White, black, and Native American women in the early South often viewed motherhood as a composite of roles, ranging from teacher and nurse to farmer and politician. Within a multicultural landscape, mothers drew advice and consolation from female networks, broader intellectual currents, and an understanding of their own multifaceted identities to devise their own standards for child rearing. In this way, by constructing, interpreting, and defending their roles as parents, women in the South maintained a certain degree of control over their own and their children’s lives. Focusing on Virginia and the Carolinas from 1750 to 1835, Katy Simpson Smith’s study examines these maternal practices to reveal the ways in which diverse groups of women struggled to create empowered identities in the early South.

“Smith has made a valuable contribution to gender and southern studies by effectively complicating and humanizing the concept of motherhood. . . . Her text will join the ranks of the few others that tackle this universal and timeless subject.”

— Journal of American History

“Smith is . . . using mothering practices as a lens through which to highlight a more nuanced reading of the realities of women’s significant but limited power. This wide-ranging book is a valuable addition to both southern and women’s history.”

— North Carolina Historical Review

“Bringing together the experiences of Indian, white, and black mothers into one book certainly makes this work historiographically important but so, too, does the more complex and more complete picture of motherhood in the early South that Smith offers. . . . That one book can not only successfully bring together the multiracial experiences of women but also prove how motherhood ‘offers the key to understanding women as instigators of change’ in this era makes We Have Raised All of You an essential contribution to the field.”

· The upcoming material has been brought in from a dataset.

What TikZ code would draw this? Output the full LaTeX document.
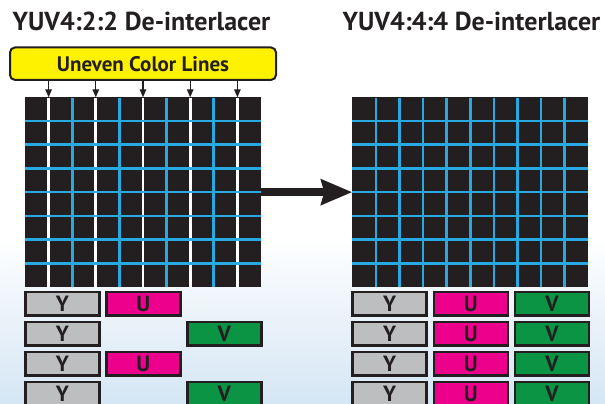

— Virginia Magazine of History and Biography

“[Smith’s] aim is ‘to move the conversation from whether or not women had power to something more complex: what power meant, what forms it took, how it was practiced, when it was manipulated or contested, and how it structured women’s lives’ (p. 269). This is no easy task. It requires a broader and deeper cultural exploration of women’s inner lives, their values, and their beliefs. Smith’s book is a promising first step in achieving that end.”